Find the word "chart" in the material below and gather every line that contains it.

Data shown:
— BEGIN —
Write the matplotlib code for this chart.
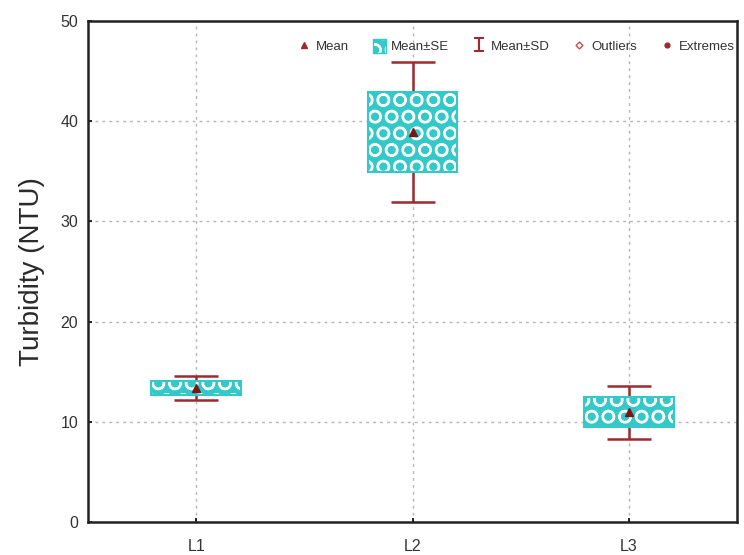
— END —
— BEGIN —
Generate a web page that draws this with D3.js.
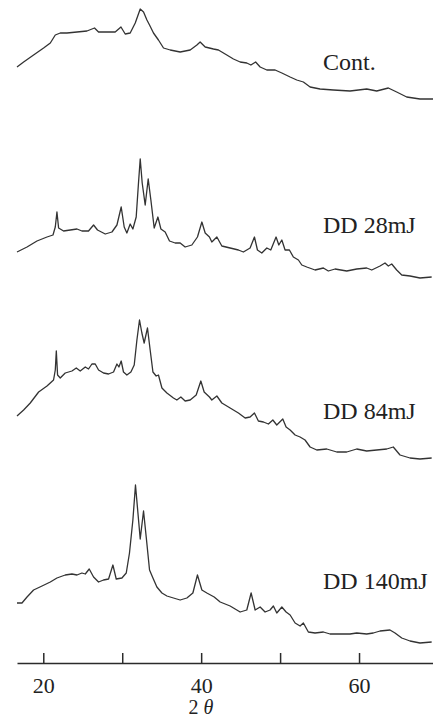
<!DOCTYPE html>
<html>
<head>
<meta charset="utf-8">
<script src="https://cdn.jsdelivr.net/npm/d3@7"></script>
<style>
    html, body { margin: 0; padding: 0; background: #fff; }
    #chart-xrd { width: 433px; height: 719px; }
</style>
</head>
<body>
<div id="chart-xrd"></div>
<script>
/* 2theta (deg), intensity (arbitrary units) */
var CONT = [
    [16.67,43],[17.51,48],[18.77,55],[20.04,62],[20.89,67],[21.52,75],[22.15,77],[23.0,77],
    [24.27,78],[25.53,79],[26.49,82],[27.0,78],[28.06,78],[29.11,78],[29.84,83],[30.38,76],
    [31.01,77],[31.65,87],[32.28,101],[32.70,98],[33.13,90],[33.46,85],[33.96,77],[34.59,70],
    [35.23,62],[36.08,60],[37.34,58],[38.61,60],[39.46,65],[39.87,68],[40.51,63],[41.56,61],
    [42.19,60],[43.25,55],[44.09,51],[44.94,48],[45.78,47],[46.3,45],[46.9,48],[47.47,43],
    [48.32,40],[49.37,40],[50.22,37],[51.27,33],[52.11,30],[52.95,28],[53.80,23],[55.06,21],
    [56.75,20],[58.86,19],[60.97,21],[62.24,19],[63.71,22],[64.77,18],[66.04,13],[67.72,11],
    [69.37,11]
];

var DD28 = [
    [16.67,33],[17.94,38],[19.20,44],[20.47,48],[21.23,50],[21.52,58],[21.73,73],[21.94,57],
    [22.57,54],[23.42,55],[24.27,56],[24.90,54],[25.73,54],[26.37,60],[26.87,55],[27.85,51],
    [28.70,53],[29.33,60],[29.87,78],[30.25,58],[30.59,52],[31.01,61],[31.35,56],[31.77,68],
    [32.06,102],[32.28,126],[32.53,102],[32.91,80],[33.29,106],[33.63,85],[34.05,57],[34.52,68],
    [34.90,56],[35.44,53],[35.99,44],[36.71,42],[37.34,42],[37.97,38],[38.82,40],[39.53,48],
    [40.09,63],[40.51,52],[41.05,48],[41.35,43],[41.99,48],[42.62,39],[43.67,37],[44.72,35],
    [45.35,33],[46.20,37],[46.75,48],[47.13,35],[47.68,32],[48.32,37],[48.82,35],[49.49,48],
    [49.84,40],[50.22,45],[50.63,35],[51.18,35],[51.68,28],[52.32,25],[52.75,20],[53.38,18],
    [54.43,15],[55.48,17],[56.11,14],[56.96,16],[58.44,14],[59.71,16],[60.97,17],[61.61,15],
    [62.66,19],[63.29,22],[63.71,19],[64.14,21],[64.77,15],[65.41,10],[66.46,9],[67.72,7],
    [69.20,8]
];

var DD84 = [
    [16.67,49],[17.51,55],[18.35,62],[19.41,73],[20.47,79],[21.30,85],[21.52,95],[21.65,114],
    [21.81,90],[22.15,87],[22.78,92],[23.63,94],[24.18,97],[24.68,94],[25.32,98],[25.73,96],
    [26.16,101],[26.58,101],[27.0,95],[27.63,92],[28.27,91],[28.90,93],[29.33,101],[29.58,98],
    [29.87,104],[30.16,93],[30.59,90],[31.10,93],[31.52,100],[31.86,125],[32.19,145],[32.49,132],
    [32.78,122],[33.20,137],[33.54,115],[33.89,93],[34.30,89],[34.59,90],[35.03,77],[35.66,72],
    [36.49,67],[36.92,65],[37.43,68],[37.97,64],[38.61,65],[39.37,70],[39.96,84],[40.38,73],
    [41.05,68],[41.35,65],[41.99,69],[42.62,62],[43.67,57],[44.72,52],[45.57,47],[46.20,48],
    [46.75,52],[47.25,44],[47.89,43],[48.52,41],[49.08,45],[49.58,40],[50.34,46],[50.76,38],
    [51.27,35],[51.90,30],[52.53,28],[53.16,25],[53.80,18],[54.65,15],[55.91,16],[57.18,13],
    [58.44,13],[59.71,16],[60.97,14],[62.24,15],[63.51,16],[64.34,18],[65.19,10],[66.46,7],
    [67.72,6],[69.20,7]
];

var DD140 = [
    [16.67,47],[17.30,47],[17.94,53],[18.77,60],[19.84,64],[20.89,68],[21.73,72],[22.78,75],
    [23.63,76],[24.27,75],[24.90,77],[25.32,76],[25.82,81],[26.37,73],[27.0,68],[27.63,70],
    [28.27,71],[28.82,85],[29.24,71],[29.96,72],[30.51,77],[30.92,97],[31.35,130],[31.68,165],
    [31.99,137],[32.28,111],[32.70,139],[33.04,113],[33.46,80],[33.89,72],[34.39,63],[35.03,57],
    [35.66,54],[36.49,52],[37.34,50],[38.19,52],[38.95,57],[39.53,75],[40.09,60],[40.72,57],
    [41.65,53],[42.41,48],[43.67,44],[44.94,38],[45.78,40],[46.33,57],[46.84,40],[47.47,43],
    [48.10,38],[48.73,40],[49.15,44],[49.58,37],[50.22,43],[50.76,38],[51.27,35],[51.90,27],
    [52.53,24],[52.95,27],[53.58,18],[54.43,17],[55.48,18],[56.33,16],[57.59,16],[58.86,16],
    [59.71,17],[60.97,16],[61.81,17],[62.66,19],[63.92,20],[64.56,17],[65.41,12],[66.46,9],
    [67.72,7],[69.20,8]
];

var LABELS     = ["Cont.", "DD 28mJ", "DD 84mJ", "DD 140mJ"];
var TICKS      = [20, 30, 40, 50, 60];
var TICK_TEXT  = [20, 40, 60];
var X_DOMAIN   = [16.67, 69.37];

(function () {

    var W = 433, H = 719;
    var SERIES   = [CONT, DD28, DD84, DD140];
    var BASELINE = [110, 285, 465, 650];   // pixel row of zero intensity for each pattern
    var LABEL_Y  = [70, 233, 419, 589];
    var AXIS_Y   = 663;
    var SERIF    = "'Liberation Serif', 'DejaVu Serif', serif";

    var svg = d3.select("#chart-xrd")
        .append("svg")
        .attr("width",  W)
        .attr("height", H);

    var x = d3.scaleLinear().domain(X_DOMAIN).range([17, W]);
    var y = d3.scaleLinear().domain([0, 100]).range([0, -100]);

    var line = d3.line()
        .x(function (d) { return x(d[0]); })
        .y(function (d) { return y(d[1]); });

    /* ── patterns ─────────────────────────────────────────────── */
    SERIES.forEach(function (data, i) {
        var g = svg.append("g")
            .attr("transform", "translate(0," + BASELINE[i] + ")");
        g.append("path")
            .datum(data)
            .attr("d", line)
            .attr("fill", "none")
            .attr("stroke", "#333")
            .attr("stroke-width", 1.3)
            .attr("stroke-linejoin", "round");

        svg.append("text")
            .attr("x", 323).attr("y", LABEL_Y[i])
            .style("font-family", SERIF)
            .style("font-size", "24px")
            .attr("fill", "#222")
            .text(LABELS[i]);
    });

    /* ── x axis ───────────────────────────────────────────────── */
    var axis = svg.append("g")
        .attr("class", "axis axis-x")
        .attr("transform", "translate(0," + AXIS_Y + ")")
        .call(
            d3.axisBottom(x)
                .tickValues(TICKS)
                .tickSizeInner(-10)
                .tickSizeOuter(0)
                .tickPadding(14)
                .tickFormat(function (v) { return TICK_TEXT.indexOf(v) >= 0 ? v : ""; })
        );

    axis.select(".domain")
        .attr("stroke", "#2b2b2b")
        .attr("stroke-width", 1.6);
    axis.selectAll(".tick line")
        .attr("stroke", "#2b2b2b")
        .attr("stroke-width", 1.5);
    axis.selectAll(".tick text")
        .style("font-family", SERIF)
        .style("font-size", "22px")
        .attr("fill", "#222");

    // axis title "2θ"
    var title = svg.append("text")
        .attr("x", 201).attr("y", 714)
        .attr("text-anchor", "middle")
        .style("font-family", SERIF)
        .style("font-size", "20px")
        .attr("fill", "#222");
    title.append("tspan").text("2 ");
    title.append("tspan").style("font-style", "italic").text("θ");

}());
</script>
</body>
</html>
— END —
Correct result:
Write the matplotlib code for this chart.
    #chart-xrd { width: 433px; height: 719px; }
<div id="chart-xrd"></div>
    var svg = d3.select("#chart-xrd")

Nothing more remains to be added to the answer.